(Task brief): Repeat the span of the entries below that starts at the line with "Reproduce this diagram with TikZ." and ends at the line with "(0,0) rectangle (520,640);", nothing more. Skip the pictures.

----- The records -----

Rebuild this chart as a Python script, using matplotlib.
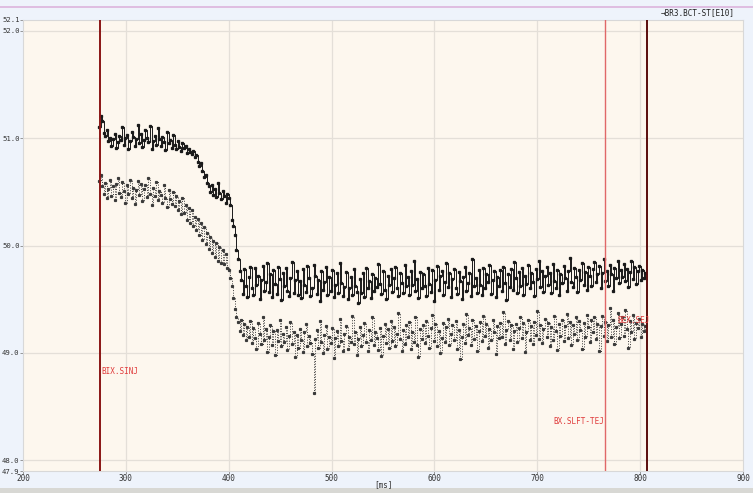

-----
----- The records -----

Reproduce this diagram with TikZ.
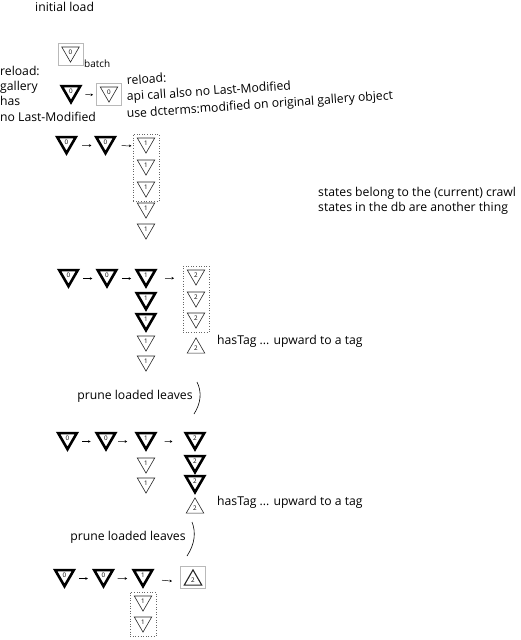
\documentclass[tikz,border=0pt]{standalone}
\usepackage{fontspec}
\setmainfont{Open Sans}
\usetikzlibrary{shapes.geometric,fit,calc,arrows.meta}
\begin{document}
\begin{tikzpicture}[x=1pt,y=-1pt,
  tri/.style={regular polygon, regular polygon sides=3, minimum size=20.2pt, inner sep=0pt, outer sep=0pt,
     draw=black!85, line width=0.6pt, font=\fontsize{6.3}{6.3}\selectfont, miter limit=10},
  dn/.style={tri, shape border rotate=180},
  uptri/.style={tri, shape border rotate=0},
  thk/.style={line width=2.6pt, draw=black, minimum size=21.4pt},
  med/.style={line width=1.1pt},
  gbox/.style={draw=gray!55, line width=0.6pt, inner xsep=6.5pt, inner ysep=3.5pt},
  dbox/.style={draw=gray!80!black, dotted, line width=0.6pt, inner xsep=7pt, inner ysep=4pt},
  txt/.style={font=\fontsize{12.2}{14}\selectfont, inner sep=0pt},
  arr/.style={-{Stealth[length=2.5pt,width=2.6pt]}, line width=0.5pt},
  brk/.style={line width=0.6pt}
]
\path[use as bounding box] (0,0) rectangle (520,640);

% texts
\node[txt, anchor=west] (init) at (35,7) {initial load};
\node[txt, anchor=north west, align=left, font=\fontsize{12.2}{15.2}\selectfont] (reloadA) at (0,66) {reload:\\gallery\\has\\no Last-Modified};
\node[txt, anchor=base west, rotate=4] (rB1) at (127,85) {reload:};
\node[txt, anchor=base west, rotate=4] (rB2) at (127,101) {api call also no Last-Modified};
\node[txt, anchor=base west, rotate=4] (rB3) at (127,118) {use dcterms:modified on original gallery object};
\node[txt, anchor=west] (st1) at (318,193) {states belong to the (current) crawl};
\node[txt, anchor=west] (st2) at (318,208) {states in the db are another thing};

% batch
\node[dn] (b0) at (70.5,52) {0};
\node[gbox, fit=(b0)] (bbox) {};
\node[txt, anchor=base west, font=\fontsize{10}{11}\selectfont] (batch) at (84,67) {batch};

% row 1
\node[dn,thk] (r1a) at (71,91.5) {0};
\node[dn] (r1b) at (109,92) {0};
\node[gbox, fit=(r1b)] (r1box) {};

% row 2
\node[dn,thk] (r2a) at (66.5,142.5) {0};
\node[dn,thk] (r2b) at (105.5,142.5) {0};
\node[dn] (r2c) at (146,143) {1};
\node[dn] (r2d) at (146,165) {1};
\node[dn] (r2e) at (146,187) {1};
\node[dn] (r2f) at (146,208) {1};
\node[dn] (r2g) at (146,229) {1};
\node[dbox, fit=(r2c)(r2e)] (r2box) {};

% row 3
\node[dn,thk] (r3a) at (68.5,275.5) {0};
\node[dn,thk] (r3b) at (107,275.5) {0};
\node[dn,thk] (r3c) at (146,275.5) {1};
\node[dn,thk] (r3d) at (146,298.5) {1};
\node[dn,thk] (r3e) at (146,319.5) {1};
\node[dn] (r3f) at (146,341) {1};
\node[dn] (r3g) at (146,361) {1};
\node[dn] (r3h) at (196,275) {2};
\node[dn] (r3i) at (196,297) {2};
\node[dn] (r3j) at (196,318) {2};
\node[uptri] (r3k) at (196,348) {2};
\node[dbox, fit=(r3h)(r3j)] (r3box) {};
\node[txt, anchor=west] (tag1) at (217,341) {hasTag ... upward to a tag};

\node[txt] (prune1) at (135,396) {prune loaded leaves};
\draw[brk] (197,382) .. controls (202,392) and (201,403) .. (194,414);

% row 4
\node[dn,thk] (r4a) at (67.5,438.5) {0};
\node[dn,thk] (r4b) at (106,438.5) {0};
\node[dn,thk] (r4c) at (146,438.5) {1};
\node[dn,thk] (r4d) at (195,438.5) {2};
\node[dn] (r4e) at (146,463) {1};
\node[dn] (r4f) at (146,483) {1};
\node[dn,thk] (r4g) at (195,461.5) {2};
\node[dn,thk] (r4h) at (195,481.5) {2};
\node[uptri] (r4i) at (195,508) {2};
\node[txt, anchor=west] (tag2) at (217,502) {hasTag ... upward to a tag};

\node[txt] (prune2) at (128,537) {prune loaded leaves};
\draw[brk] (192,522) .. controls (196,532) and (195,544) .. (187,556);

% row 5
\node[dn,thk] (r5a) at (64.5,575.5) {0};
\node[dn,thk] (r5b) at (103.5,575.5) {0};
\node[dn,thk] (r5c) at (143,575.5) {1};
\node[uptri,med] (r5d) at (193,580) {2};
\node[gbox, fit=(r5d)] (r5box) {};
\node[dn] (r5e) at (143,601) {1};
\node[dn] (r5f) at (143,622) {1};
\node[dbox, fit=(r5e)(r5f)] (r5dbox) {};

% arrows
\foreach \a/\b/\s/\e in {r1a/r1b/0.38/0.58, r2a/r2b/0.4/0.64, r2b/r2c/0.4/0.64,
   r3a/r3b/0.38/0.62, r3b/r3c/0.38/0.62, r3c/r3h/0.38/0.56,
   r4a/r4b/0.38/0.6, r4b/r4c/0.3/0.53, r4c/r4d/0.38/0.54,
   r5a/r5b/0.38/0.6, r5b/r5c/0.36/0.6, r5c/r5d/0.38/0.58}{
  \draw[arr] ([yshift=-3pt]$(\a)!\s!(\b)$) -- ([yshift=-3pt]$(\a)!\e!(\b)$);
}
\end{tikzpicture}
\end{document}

-----

(Solution):
Reproduce this diagram with TikZ.
\documentclass[tikz,border=0pt]{standalone}
\usepackage{fontspec}
\setmainfont{Open Sans}
\usetikzlibrary{shapes.geometric,fit,calc,arrows.meta}
\begin{document}
\begin{tikzpicture}[x=1pt,y=-1pt,
  tri/.style={regular polygon, regular polygon sides=3, minimum size=20.2pt, inner sep=0pt, outer sep=0pt,
     draw=black!85, line width=0.6pt, font=\fontsize{6.3}{6.3}\selectfont, miter limit=10},
  dn/.style={tri, shape border rotate=180},
  uptri/.style={tri, shape border rotate=0},
  thk/.style={line width=2.6pt, draw=black, minimum size=21.4pt},
  med/.style={line width=1.1pt},
  gbox/.style={draw=gray!55, line width=0.6pt, inner xsep=6.5pt, inner ysep=3.5pt},
  dbox/.style={draw=gray!80!black, dotted, line width=0.6pt, inner xsep=7pt, inner ysep=4pt},
  txt/.style={font=\fontsize{12.2}{14}\selectfont, inner sep=0pt},
  arr/.style={-{Stealth[length=2.5pt,width=2.6pt]}, line width=0.5pt},
  brk/.style={line width=0.6pt}
]
\path[use as bounding box] (0,0) rectangle (520,640);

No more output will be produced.